I want to quote one more long section of Proverbs 8 and then make a drastic departure from the usual form and function of these devos by way of application.  Verse 22 takes us back to the wisdom of God being present at the time of creation,

“The Lord possessed me at the beginning of His work, the first of His acts of old.  Ages ago I was set up, at the first, before the beginning of the earth.  When there were no depths I was brought forth…” And Wisdom goes on describing her presence at each point of creation, the dry land, the plants., etc…

“…When He established the heavens, I was there;  when He drew a circle on the face of the deep, when He made firm the skies above…”  Until finally, the culmination of all God’s creative activity, a living thing made in His own image.  Wisdom was there, too, “beside Him like a master workman, and I was daily His delight, rejoicing before Him always, rejoicing in His inhabited world and delighting in the children of man.

How amazing is that!  Wisdom rejoices to see God’s world inhabited, populated by image bearers.  Wisdom delights in the offspring of those image bearers, the children of man.  

And then Wisdom takes on a somber tone, “And now, O sons, listen to me…”. Do want to be wise and blessed and obtain favor from the Lord?  Then keep wisdom’s ways, hear instruction, do not neglect to listen, to watch and wait, “For whoever finds me finds LIFE,” but all who hate me love DEATH.

This passage shed an entirely new light on two recent readings of mine.  The first was the book on Christian Education by Ted Newell I did a review of last week, which you can click here to read, and the second is an article on the Born-Alive Abortion Survivors Protection Act which last week was voted down by 44 of our 47 Democrat Senators. Please take the time to read this important article by clicking here.

The connection of wisdom, and knowledge, and understanding to education is obvious.  But what does the wisdom of God in creation have to do with abortion?  And what do they all of these have to do with each other?

Let’s start with education.  IF the purpose of education is to impart wisdom, knowledge and understanding, and I acknowledge for many that is not the goal, but IF it is, then the beginning of, or foundation for, that education has to be the fear of the Lord.  According to the passages we’ve looked at today, the fear of the Lord is, or at the very least must include, a hatred of and turning away of evil.  Any truly Christian education has to build up from that foundation.  
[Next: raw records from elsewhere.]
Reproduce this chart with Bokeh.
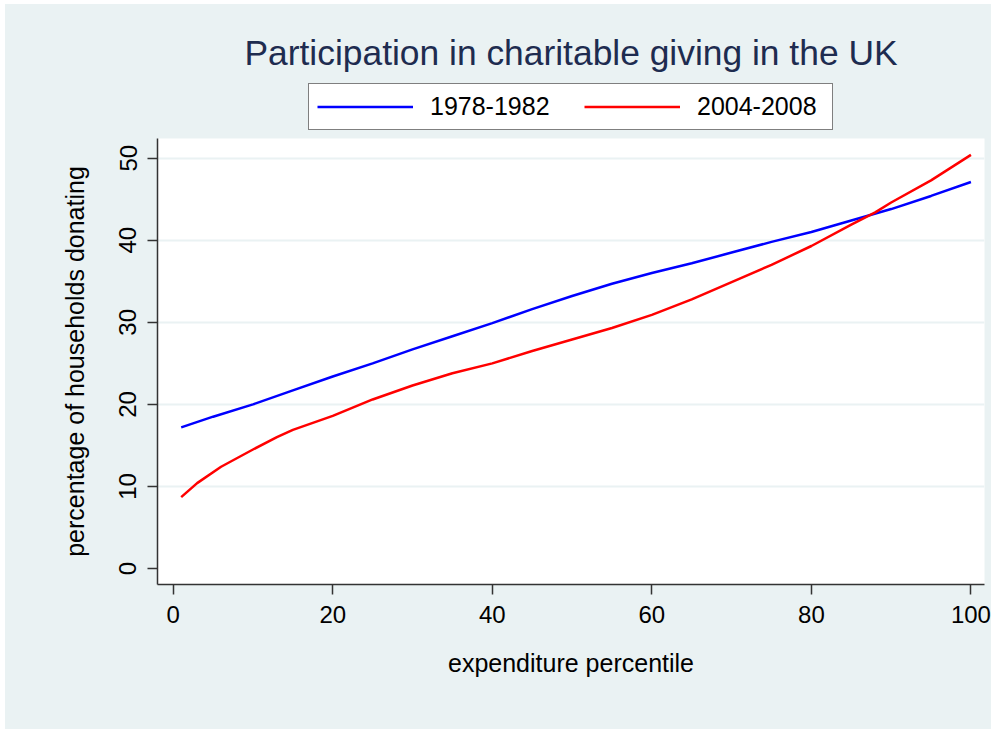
from bokeh.plotting import figure
from bokeh.layouts import column
from bokeh.models import Legend, LegendItem, FixedTicker, Range1d, Label
from bokeh.embed import file_html
from bokeh.resources import INLINE

title_text = "Participation in charitable giving in the UK"
x_label = "expenditure percentile"
y_label = "percentage of households donating"
series_names = ["1978-1982", "2004-2008"]

x_1978 = [1, 5, 10, 15, 20, 25, 30, 35, 40, 45, 50, 55, 60, 65, 70, 75, 80, 85, 90, 95, 100]
y_1978 = [17.2, 18.5, 20.0, 21.7, 23.4, 25.0, 26.7, 28.3, 29.9, 31.6, 33.2, 34.7, 36.0,
          37.2, 38.5, 39.8, 41.0, 42.4, 43.8, 45.4, 47.1]

x_2004 = [1, 3, 6, 10, 13, 15, 20, 25, 30, 35, 40, 45, 50, 55, 60, 65, 70, 75, 80, 85, 88, 90, 95, 100]
y_2004 = [8.7, 10.4, 12.4, 14.5, 16.0, 16.9, 18.6, 20.6, 22.3, 23.8, 25.0, 26.5, 27.9, 29.3,
          30.9, 32.8, 34.9, 37.0, 39.3, 41.9, 43.4, 44.6, 47.3, 50.4]

x_ticks = [0, 20, 40, 60, 80, 100]
y_ticks = [0, 10, 20, 30, 40, 50]
y_grid = [10, 20, 30, 40, 50]

BG = "#EAF2F3"
FONT = "Liberation Sans"
BLUE = "#0000FF"
RED = "#FF0000"
LW = 2.5

# ---- header (title + legend); its frame is aligned with the main plot's frame ----
top = figure(frame_width=827, frame_height=134, x_range=Range1d(0, 827), y_range=Range1d(0, 134),
             x_axis_type=None, y_axis_type=None, output_backend="svg", toolbar_location=None,
             min_border_left=152, min_border_right=7, min_border_top=0, min_border_bottom=0,
             background_fill_color=BG, border_fill_color=BG, border_fill_alpha=1.0,
             outline_line_color=None, styles={"background-color": BG})
top.xgrid.visible = False
top.ygrid.visible = False
top.title.visible = False

top.add_layout(Label(x=413.5, y=86, text=title_text, text_align="center", text_baseline="middle",
                     text_font=FONT, text_font_size="35.4px", text_color="#1E2C50"))

# legend sample lines (kept outside the header's visible range)
d1 = top.line([-100, -90], [-100, -100], line_color=BLUE, line_width=LW)
d2 = top.line([-100, -90], [-100, -100], line_color=RED, line_width=LW)

legend = Legend(items=[LegendItem(label=series_names[0], renderers=[d1]),
                       LegendItem(label=series_names[1], renderers=[d2])],
                orientation="horizontal", location=(151, 8),
                glyph_width=96, glyph_height=25, label_standoff=17, spacing=27,
                padding=8, margin=0, label_width=127,
                border_line_color="black", border_line_width=1,
                background_fill_color="white", background_fill_alpha=1.0,
                label_text_font=FONT, label_text_font_size="25px", label_text_color="black")
top.add_layout(legend, "center")

# ---- main plot ----
p = figure(frame_width=827, frame_height=446,
           x_range=Range1d(-1.97, 101.7), y_range=Range1d(-1.95, 52.4),
           output_backend="svg", toolbar_location=None,
           min_border_left=152, min_border_right=7, min_border_top=0, min_border_bottom=145,
           background_fill_color="white", border_fill_color=BG, outline_line_color=None,
           styles={"background-color": BG})
p.title.visible = False

p.line(x_1978, y_1978, line_color=BLUE, line_width=LW)
p.line(x_2004, y_2004, line_color=RED, line_width=LW)

for ax in (p.xaxis, p.yaxis):
    ax.axis_line_color = "#333333"
    ax.axis_line_width = 1.5
    ax.major_tick_line_color = "#333333"
    ax.major_tick_line_width = 1.5
    ax.major_tick_in = 0
    ax.major_tick_out = 10
    ax.minor_tick_line_color = None
    ax.major_label_text_font = FONT
    ax.major_label_text_font_size = "24px"
    ax.major_label_text_color = "black"
    ax.axis_label_text_font = FONT
    ax.axis_label_text_font_size = "25px"
    ax.axis_label_text_font_style = "normal"
    ax.axis_label_text_color = "black"

p.xaxis.ticker = FixedTicker(ticks=x_ticks)
p.yaxis.ticker = FixedTicker(ticks=y_ticks)
p.xaxis.axis_label = x_label
p.yaxis.axis_label = y_label
p.yaxis.major_label_orientation = "vertical"
p.xaxis.major_label_standoff = 11
p.yaxis.major_label_standoff = 11
p.xaxis.axis_label_standoff = 23
p.yaxis.axis_label_standoff = 28

p.xgrid.visible = False
p.ygrid.ticker = FixedTicker(ticks=y_grid)
p.ygrid.grid_line_color = BG
p.ygrid.grid_line_width = 2

layout = column(top, p, spacing=0, margin=(4, 0, 0, 5), styles={"background-color": BG})

open("out.html", "w").write(file_html(layout, INLINE))
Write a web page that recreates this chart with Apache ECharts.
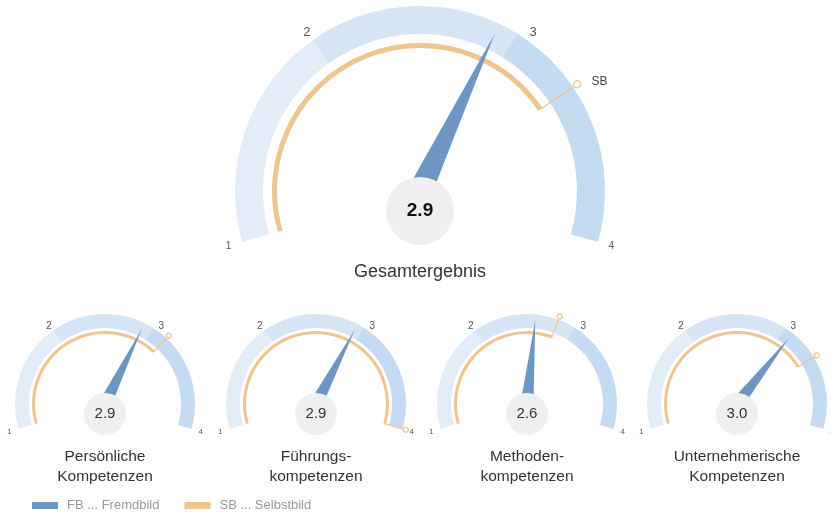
<!DOCTYPE html>
<html><head><meta charset="utf-8">
<script src="https://cdn.jsdelivr.net/npm/echarts@6/dist/echarts.min.js"></script>
<style>html,body{margin:0;padding:0;background:#fff}#c{width:831px;height:512px}</style>
</head><body><div id="c"></div>
<script>
// ---- data ----
const categories = ['Gesamtergebnis', 'Persönliche\nKompetenzen', 'Führungs-\nkompetenzen', 'Methoden-\nkompetenzen', 'Unternehmerische\nKompetenzen'];
const fbValues = [2.86, 2.87, 2.89, 2.58, 3.04];   // Fremdbild (needle)
const sbValues = [3.29, 3.11, 4.0, 2.79, 3.33];    // Selbstbild (orange arc)
const scaleTicks = [1, 2, 3, 4];
const zoneBreaks = [2, 2.95];
const sbText = 'SB';
const legendNames = ['FB ... Fremdbild', 'SB ... Selbstbild'];

// ---- style ----
const FONT = '"Liberation Sans", Arial, Helvetica, sans-serif';
const COL = { fb: '#6e96c2', sb: '#efc48f', zones: ['#e3edf8', '#d6e5f5', '#c5dbf1'], circle: '#efefef' };
const START = 196, END = -16;
const minV = scaleTicks[0], maxV = scaleTicks[scaleTicks.length - 1];

const big = { cx: 420, cy: 191, R: 185, band: 28, sbR: 148, sbW: 5, ringR: 3.5, markR: 190, needleL: 174, needleW: 24,
  circ: 68, dy: 20, labDist: -17, labBig: 13, labSmall: 10, valSize: 19, valWeight: 'bold', valColor: '#111',
  titleSize: 18, titleDy: 81, titleLH: 20 };
const smallCx = [105, 316, 527, 737];
const layouts = [big].concat(smallCx.map(cx => ({ cx, cy: 404, R: 90, band: 14, sbR: 73, sbW: 3, ringR: 2.5, markR: 93.5,
  needleL: 84, needleW: 13, circ: 42, dy: 10, labDist: -12, labBig: 10, labSmall: 8, valSize: 15, valWeight: 'normal',
  valColor: '#333', titleSize: 15.5, titleDy: 63, titleLH: 20 })));

const span = maxV - minV;
const zoneStops = [
  [(zoneBreaks[0] - minV) / span, COL.zones[0]],
  [(zoneBreaks[1] - minV) / span, COL.zones[1]],
  [1, COL.zones[2]]
];

function ringPath(rr, len) {
  const c = rr + 0.5;
  return 'path://M' + c + ' ' + (c + len) + 'L' + c + ' ' + (c + rr) +
    'M' + (c + rr) + ' ' + c + 'A' + rr + ' ' + rr + ' 0 1 1 ' + (c - rr) + ' ' + c +
    'A' + rr + ' ' + rr + ' 0 1 1 ' + (c + rr) + ' ' + c + 'Z';
}

function base(L, extra) {
  return Object.assign({
    type: 'gauge', center: [L.cx, L.cy], radius: L.R, startAngle: START, endAngle: END,
    min: minV, max: maxV, splitNumber: scaleTicks.length - 1, animation: false, silent: true,
    axisLine: { show: false }, axisTick: { show: false }, splitLine: { show: false, length: 0, distance: 0 },
    axisLabel: { show: false }, pointer: { show: false }, anchor: { show: false },
    progress: { show: false }, detail: { show: false }, title: { show: false }
  }, extra);
}

const series = [];
layouts.forEach((L, i) => {
  // scale band
  series.push(base(L, {
    name: 'Skala', z: 1,
    axisLine: { show: true, lineStyle: { width: L.band, color: zoneStops } },
    axisLabel: {
      show: true, distance: L.labDist, color: '#555', fontFamily: FONT,
      formatter: v => (v === minV || v === maxV) ? '{s|' + v + '}' : '{b|' + v + '}',
      rich: { s: { fontSize: L.labSmall, color: '#555', fontFamily: FONT }, b: { fontSize: L.labBig, color: '#555', fontFamily: FONT } }
    },
    data: [{ value: minV }]
  }));
  // Selbstbild arc + marker
  const oc = L.sbR - L.sbW / 2;
  const len = L.markR - oc;
  const sb = sbValues[i];
  const sbSeries = base(L, {
    name: legendNames[1], z: 2, radius: L.sbR,
    progress: { show: true, width: L.sbW, roundCap: false, itemStyle: { color: COL.sb } },
    pointer: {
      show: true, icon: ringPath(L.ringR, len), width: 2 * L.ringR, length: len + L.ringR,
      offsetCenter: [0, -oc], keepAspect: false,
      itemStyle: { color: 'rgba(0,0,0,0)', borderColor: COL.sb, borderWidth: 1.2 }
    },
    data: [{ value: sb }]
  });
  if (i === 0) {
    sbSeries.splitNumber = 300;
    sbSeries.axisLabel = {
      show: true, distance: L.sbR - 226.5, color: '#444', fontSize: 12, lineHeight: 18, fontFamily: FONT,
      formatter: v => Math.abs(v - sb) < 0.005 ? '\n\n' + sbText : ''
    };
  }
  series.push(sbSeries);
  // Fremdbild needle
  series.push(base(L, {
    name: legendNames[0], z: 3,
    pointer: { show: true, icon: 'triangle', width: L.needleW, length: L.needleL, offsetCenter: [0, 0], keepAspect: false,
      itemStyle: { color: COL.fb } },
    data: [{ value: fbValues[i] }]
  }));
  // value circle + title
  series.push(base(L, {
    name: 'Wert', z: 4,
    detail: {
      show: true, offsetCenter: [0, L.dy], width: L.circ, height: L.circ, lineHeight: L.circ, padding: 0,
      borderRadius: L.circ / 2, backgroundColor: COL.circle, fontSize: L.valSize, fontWeight: L.valWeight,
      color: L.valColor, fontFamily: FONT, valueAnimation: false, formatter: v => v.toFixed(1)
    },
    title: { show: true, offsetCenter: [0, L.titleDy], fontSize: L.titleSize, lineHeight: L.titleLH, color: '#333', fontFamily: FONT },
    data: [{ value: fbValues[i], name: categories[i] }]
  }));
});

const chart = echarts.init(document.getElementById('c'), null, { renderer: 'canvas' });
chart.setOption({
  backgroundColor: '#ffffff',
  animation: false,
  legend: {
    left: 32, top: 499, padding: 0, itemWidth: 26, itemHeight: 7, itemGap: 25, icon: 'rect', selectedMode: false,
    textStyle: { color: '#999', fontSize: 13, fontFamily: FONT, padding: [0, 0, 0, 4] },
    data: [{ name: legendNames[0], itemStyle: { color: COL.fb } }, { name: legendNames[1], itemStyle: { color: COL.sb } }]
  },
  series
});
</script>
</body></html>
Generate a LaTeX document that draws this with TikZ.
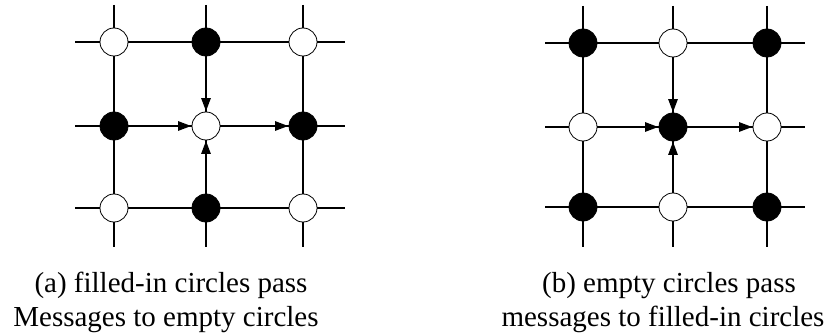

Now, how does abortion tie into all that?  Proverbs 8:31 says that the wisdom of God delights in children, babies made in His image, and verse 35 promises that whoever finds wisdom will find life there.  But in the next verse we’re warned that those who fail to find the wisdom of God not only injure themselves but those who hate the wisdom of God actually love death.  

When I read the statistics about the products of our current forms of Christian education turning their backs on the doctrine of creation and thus, the very wisdom of God, and at the same time embracing the so called “right” to murder the most defenseless of God’s image bearers, not just in the womb, but now fully emerged, I read a failure to impart in the next generation the fear of the Lord.

The God who in His own power and by His own wisdom stretched out the heavens is INDEED a God to be feared!